Other Congressmen apparently are under the impression that advising marathon bombing suspect Dzhokhar Tsarnaev - a US citizen - of his Fifth Amendment rights against self-incrimination, withholds that right from him, somehow. "We had, I think, legal reasons and follow-up investigative reasons to drag this out a little bit longer," Rep Dan Coats (R-IN) told CNN's Candy Crowley, Sunday, "We could have done that." Yes, we could have, but his lawyers will certainly argue that anything he said before he was Mirandized, with regard to the events two weeks ago, is inadmissible because it was not about public safety, but gathering evidence to be used against him.
This is the way we want our country run - through fairness, with everyone equal in the eyes of the law, and everyone given an opportunity to succeed, even if it requires some help from our government. Twice, the people have sent President Obama up the mountain to bring down the law, and twice he has come down to find Congress dancing around the golden calf. Senators like Ted Cruz (R-TX) and Rand Paul (R-KY) and Mike Lee (R-UT) lead the throngs, anointing themselves the true guardians of the Constitution, and declaring those who would compromise and reach toward consensus heretical RINOs and "squishes."
In order for the earth to open and swallow them up, we must raise our voices for what is right for our flailing republic. We must stomp our feet loudly as we march for what we believe. We must blow the trumpets of justice, fairness and equality until the exclusionist wall with which they surround themselves comes tumbling down.

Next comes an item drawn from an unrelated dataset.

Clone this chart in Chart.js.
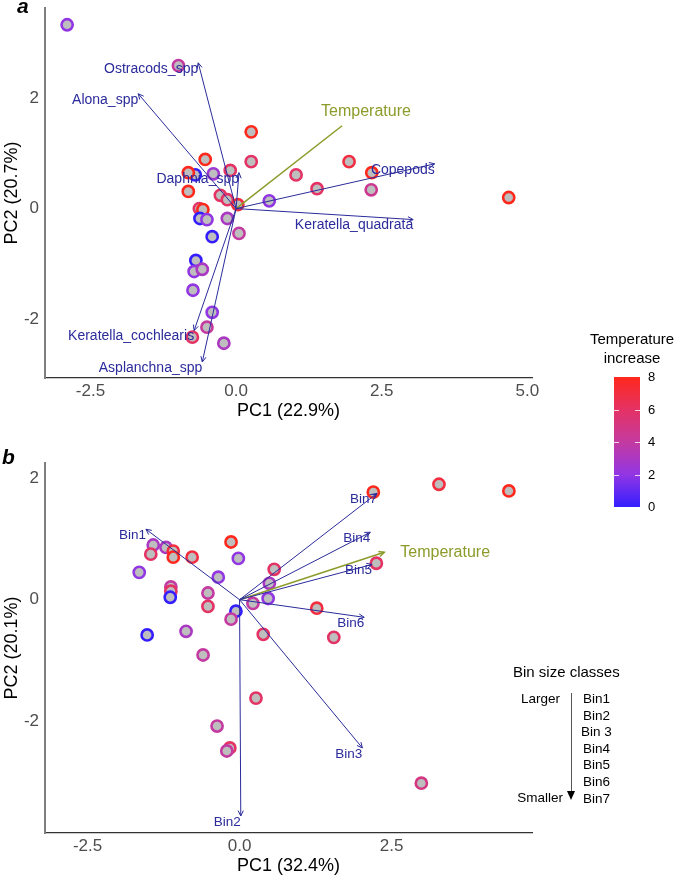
<!DOCTYPE html>
<html>
<head>
<meta charset="utf-8">
<script src="https://cdn.jsdelivr.net/npm/chart.js@4.4.1/dist/chart.umd.min.js"></script>
<style>
  body { margin: 0; width: 675px; height: 877px; position: relative; background: #fff; overflow: hidden;
         font-family: "Liberation Sans", Arial, sans-serif; }
  canvas { position: absolute; left: 0; }
  #cvA { top: 0; }
  #cvB { top: 430px; }
  .tag { position: absolute; font-weight: bold; font-style: italic; font-size: 21px; line-height: 21px; }
  .abs { position: absolute; white-space: nowrap; color: #000; }
  #cbTitle { left: 580px; top: 329px; width: 104px; text-align: center; font-size: 15px; line-height: 19px; }
  #cbBar { position: absolute; left: 614px; top: 377px; width: 26px; height: 130px; }
  .cbTick { font-size: 13px; line-height: 16px; left: 648px; }
  .cbMark { position: absolute; width: 5px; height: 1px; background: rgba(255,255,255,0.8); }
  #binTitle { left: 513px; top: 663px; font-size: 15px; line-height: 18px; }
  .binTxt { font-size: 13.5px; line-height: 16px; }
</style>
</head>
<body>
<canvas id="cvA" width="675" height="422"></canvas>
<canvas id="cvB" width="675" height="447"></canvas>
<div class="tag" style="left:17px; top:-5px;">a</div>
<div class="tag" style="left:2px; top:446px;">b</div>
<div id="cbTitle" class="abs">Temperature<br>increase</div>
<div id="cbBar"></div>
<div id="binTitle" class="abs">Bin size classes</div>
<div class="abs binTxt" style="left:500px; width:60px; text-align:right; top:691px;">Larger</div>
<div class="abs binTxt" style="left:500px; width:63px; text-align:right; top:790px;">Smaller</div>
<div style="position:absolute; left:571px; top:693px; width:1px; height:98px; background:#555;"></div>
<div style="position:absolute; left:567px; top:791px; width:0; height:0; border-left:4px solid transparent; border-right:4px solid transparent; border-top:9px solid #000;"></div>
<script>
// ---- panel a: zooplankton taxa ----
const pc1A  = [-2.90, -0.99, 0.26, -0.53, 0.26, -0.70, -0.82, -0.39, -0.10, 1.03, 1.39, -0.82,
               -0.27, -0.15, 0.03, 0.57, -0.63, -0.57, -0.62, -0.50, -0.15, -0.41, 0.05, -0.69,
               -0.72, -0.58, -0.74, -0.41, -0.50, -0.75, -0.21, 1.94, 2.33, 2.32, 4.68];
const pc2A  = [3.33, 2.59, 1.39, 0.89, 0.85, 0.61, 0.65, 0.63, 0.69, 0.61, 0.36, 0.31,
               0.24, 0.16, 0.07, 0.14, 0.00, -0.02, -0.18, -0.20, -0.18, -0.51, -0.45, -0.94,
               -1.14, -1.10, -1.48, -1.88, -2.15, -2.33, -2.44, 0.85, 0.65, 0.34, 0.20];
const tempA = [2, 4, 8, 8, 6, 0, 8, 2.5, 6, 6, 6, 8,
               6, 6, 7, 2, 6, 8, 0, 2, 3, 0, 4, 0,
               2, 3, 2, 2, 4, 6, 3, 7, 8, 4.5, 8];
const taxaNames = ['Ostracods_spp', 'Alona_spp', 'Daphnia_spp', 'Copepods',
                   'Keratella_quadrata', 'Keratella_cochlearis', 'Asplanchna_spp'];
const taxaX = [-0.65, -1.68, 0.05, 3.41, 3.04, -0.72, -0.58];
const taxaY = [2.64, 2.08, 0.65, 0.81, -0.20, -2.21, -2.78];
const tempVecA = [1.82, 1.50];

// ---- panel b: size classes ----
const pc1B  = [-1.42, -1.46, -1.21, -1.09, -1.09, -0.78, -0.14, -0.02, -1.65, -0.35, 0.57, 0.49,
               -1.13, -1.13, -1.14, -0.52, -0.52, 0.22, 0.47, -0.06, -0.14, 1.27, 1.55, -1.52,
               -0.88, 0.39, -0.60, 0.27, -0.37, -0.16, -0.21, 2.20, 3.28, 4.43, 2.25, 2.99];
const pc2B  = [0.90, 0.75, 0.86, 0.80, 0.70, 0.70, 0.95, 0.68, 0.45, 0.37, 0.50, 0.27,
               0.21, 0.14, 0.04, 0.11, -0.11, -0.06, 0.02, -0.19, -0.32, -0.14, -0.62, -0.58,
               -0.52, -0.57, -0.91, -1.62, -2.08, -2.44, -2.49, 1.77, 1.90, 1.79, 0.60, -3.02];
const tempB = [3, 6, 3, 7, 8, 7, 8, 2, 2, 2, 6, 3,
               4, 6, 0, 4, 6, 4, 2, 0, 4, 7, 6, 0,
               3, 6, 4, 6, 4, 6, 4, 8, 7, 8, 6, 5];
const binNames = ['Bin1', 'Bin2', 'Bin3', 'Bin4', 'Bin5', 'Bin6', 'Bin7'];
const binX = [-1.54, 0.02, 2.02, 2.15, 2.18, 2.05, 2.26];
const binY = [1.16, -3.56, -2.44, 1.11, 0.58, -0.29, 1.75];
const tempVecB = [2.38, 0.78];
const binLegend = ['Bin1', 'Bin2', 'Bin 3', 'Bin4', 'Bin5', 'Bin6', 'Bin7'];

// ---- ticks ----
const xTicksA = [-2.5, 0, 2.5, 5];
const yTicksA = [-2, 0, 2];
const xTicksB = [-2.5, 0, 2.5];
const yTicksB = [-2, 0, 2];
const legendTicks = [0, 2, 4, 6, 8];

// colour ramp for temperature increase
const rampStops = [[0, [52, 30, 255]], [2, [146, 54, 228]], [4, [196, 58, 160]],
                   [6, [228, 50, 100]], [8, [255, 40, 28]]];
function tempColor(t) {
  for (let i = 1; i < rampStops.length; i++) {
    if (t <= rampStops[i][0]) {
      const [t0, c0] = rampStops[i - 1], [t1, c1] = rampStops[i];
      const f = (t - t0) / (t1 - t0);
      const c = c0.map((v, k) => Math.round(v + (c1[k] - v) * f));
      return `rgb(${c[0]},${c[1]},${c[2]})`;
    }
  }
  return 'rgb(255,40,28)';
}

const NAVY = '#2b2b9c';
const OLIVE = '#8c9b2a';
const FONT = '"Liberation Sans", Arial, sans-serif';

// arrowheads + labels for the loading vectors
const arrowPlugin = {
  id: 'arrowHeads',
  afterDatasetsDraw(chart) {
    const ctx = chart.ctx;
    chart.data.datasets.forEach((ds, i) => {
      if (!ds.arrow) return;
      const pts = chart.getDatasetMeta(i).data;
      const a = pts[0], b = pts[1];
      const ang = Math.atan2(b.y - a.y, b.x - a.x);
      ctx.save();
      ctx.strokeStyle = ds.borderColor;
      ctx.lineWidth = ds.borderWidth;
      if (ds.arrow.head) {
        const L = 6, w = 0.45;
        ctx.beginPath();
        ctx.moveTo(b.x - L * Math.cos(ang - w), b.y - L * Math.sin(ang - w));
        ctx.lineTo(b.x, b.y);
        ctx.lineTo(b.x - L * Math.cos(ang + w), b.y - L * Math.sin(ang + w));
        ctx.stroke();
      }
      ctx.fillStyle = ds.arrow.color;
      ctx.font = ds.arrow.font;
      ctx.textAlign = ds.arrow.align;
      ctx.textBaseline = 'middle';
      ctx.fillText(ds.label, b.x + ds.arrow.dx, b.y + ds.arrow.dy);
      ctx.restore();
    });
  }
};

function vector(label, x, y, color, width, arrow) {
  return {
    label: label,
    data: [{x: 0, y: 0}, {x: x, y: y}],
    showLine: true,
    borderColor: color,
    borderWidth: width,
    pointRadius: 0,
    fill: false,
    arrow: arrow
  };
}

function biplot(id, cfg) {
  const datasets = [];
  cfg.names.forEach((n, i) => {
    datasets.push(vector(n, cfg.vx[i], cfg.vy[i], NAVY, 1,
      {head: true, color: NAVY, font: `${cfg.labelSize}px ${FONT}`, align: 'right', dx: 0, dy: 6}));
  });
  datasets.push(vector('Temperature', cfg.tv[0], cfg.tv[1], OLIVE, 1.5, cfg.tempLabel));
  datasets.push({
    label: 'sites',
    data: cfg.px.map((x, i) => ({x: x, y: cfg.py[i]})),
    showLine: false,
    pointRadius: 5.6,
    pointBorderWidth: 2.6,
    pointBackgroundColor: '#bebebe',
    pointBorderColor: cfg.temp.map(tempColor)
  });

  return new Chart(document.getElementById(id), {
    type: 'scatter',
    data: {datasets: datasets},
    plugins: [arrowPlugin],
    options: {
      responsive: false,
      animation: false,
      events: [],
      layout: {padding: {top: cfg.padTop, right: 143, left: 0, bottom: 0}},
      plugins: {legend: {display: false}, tooltip: {enabled: false}},
      scales: {
        x: {
          type: 'linear', min: cfg.xmin, max: cfg.xmax,
          grid: {display: false, drawTicks: false},
          border: {display: true, color: '#333', width: 1.3},
          ticks: {font: {family: FONT, size: 17}, color: '#4d4d4d', padding: 3,
                  autoSkip: false, maxRotation: 0, callback: v => v.toFixed(1)},
          afterBuildTicks: s => { s.ticks = cfg.xTicks.map(v => ({value: v})); },
          afterFit: s => { s.height = 44; s.paddingLeft = 0; s.paddingRight = 0; },
          title: {display: true, text: cfg.xTitle, color: '#000', padding: 0,
                  font: {family: FONT, size: 18}}
        },
        y: {
          type: 'linear', min: cfg.ymin, max: cfg.ymax,
          grid: {display: false, drawTicks: false},
          border: {display: true, color: '#7f7f7f', width: 2},
          ticks: {font: {family: FONT, size: 17}, color: '#4d4d4d', padding: 6,
                  autoSkip: false, callback: v => String(v)},
          afterBuildTicks: s => { s.ticks = cfg.yTicks.map(v => ({value: v})); },
          afterFit: s => { s.width = 45; s.paddingTop = 0; s.paddingBottom = 0; },
          title: {display: true, text: cfg.yTitle, color: '#000', padding: {top: 1, bottom: 0},
                  font: {family: FONT, size: 18}}
        }
      }
    }
  });
}

biplot('cvA', {
  px: pc1A, py: pc2A, temp: tempA,
  names: taxaNames, vx: taxaX, vy: taxaY, tv: tempVecA, labelSize: 14,
  tempLabel: {head: false, color: OLIVE, font: `16px ${FONT}`, align: 'left', dx: -21, dy: -14},
  xmin: -3.28, xmax: 5.08, ymin: -3.07, ymax: 3.63,
  xTicks: xTicksA, yTicks: yTicksA, padTop: 7,
  xTitle: 'PC1 (22.9%)', yTitle: 'PC2 (20.7%)'
});

biplot('cvB', {
  px: pc1B, py: pc2B, temp: tempB,
  names: binNames, vx: binX, vy: binY, tv: tempVecB, labelSize: 13.5,
  tempLabel: {head: true, color: OLIVE, font: `16px ${FONT}`, align: 'left', dx: 16, dy: 0},
  xmin: -3.2, xmax: 4.81, ymin: -3.84, ymax: 2.25,
  xTicks: xTicksB, yTicks: yTicksB, padTop: 33,
  xTitle: 'PC1 (32.4%)', yTitle: 'PC2 (20.1%)'
});

// colour bar legend
const bar = document.getElementById('cbBar');
const tMax = legendTicks[legendTicks.length - 1];
bar.style.background = 'linear-gradient(to top, ' +
  rampStops.map(s => `${tempColor(s[0])} ${s[0] / tMax * 100}%`).join(', ') + ')';
legendTicks.forEach(v => {
  const y = 507 - v / tMax * 130;
  const lab = document.createElement('div');
  lab.className = 'abs cbTick';
  lab.style.top = (y - 8) + 'px';
  lab.textContent = v;
  document.body.appendChild(lab);
  if (v > 0 && v < tMax) {
    [614, 635].forEach(x => {
      const m = document.createElement('div');
      m.className = 'cbMark';
      m.style.left = x + 'px';
      m.style.top = Math.round(y) + 'px';
      document.body.appendChild(m);
    });
  }
});

// bin size class legend
binLegend.forEach((n, i) => {
  const d = document.createElement('div');
  d.className = 'abs binTxt';
  d.style.left = (n.includes(' ') ? 581 : 583) + 'px';
  d.style.top = (691 + i * 16.6) + 'px';
  d.textContent = n;
  document.body.appendChild(d);
});
</script>
</body>
</html>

Why should we keep pushing, when so many before have tried and failed? Because unlike those who find it a lot less challenging to keep us penned into convenient stereotypes of race and religion and ethnicity and gender and sexual preference, who fight to reconstruct our country into a place where they won't be frightened by the Muslim family next door, we fight for an America where being generous with our neighbors, all our neighbors, is the ideal truest to the foundation of our founders' vision of life, liberty and the pursuit of happiness.
"This [country] is the ideal micro-world, and entire world," Ruslan Tsarni, uncle of the accused Boston bombers told a gaggle of reporters gathered outside his Maryland home, during the manhunt for his young nephew. "I respect this country. I love this country - this country, which gives [a] chance to everybody to be treated as a human being."

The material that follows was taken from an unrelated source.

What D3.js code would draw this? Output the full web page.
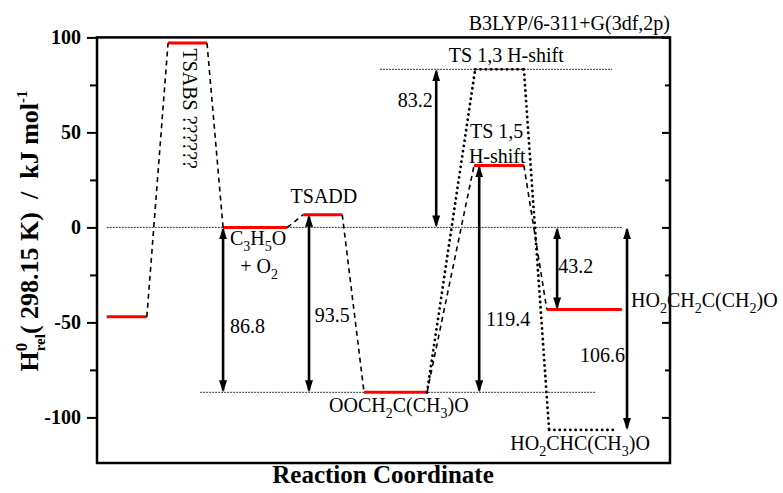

The honor, love and respect for America, of which Rusaln Tsarni speaks, is not just the voice in the heart of an immigrant (or this child of immigrants); it is the song that is played in the hearts of all those around the world who look to us as a light of liberty and a guarantor of self-determination. But none of that is true, if we cannot come together as one nation, to lift up the weak, protect the sick and provide justice in balanced measure, to all who choose to call America home. Whether one's family has been here one generation or fifteen, we will destroy our promised land, if we destroy the generous promise of a free and open democracy, to the world.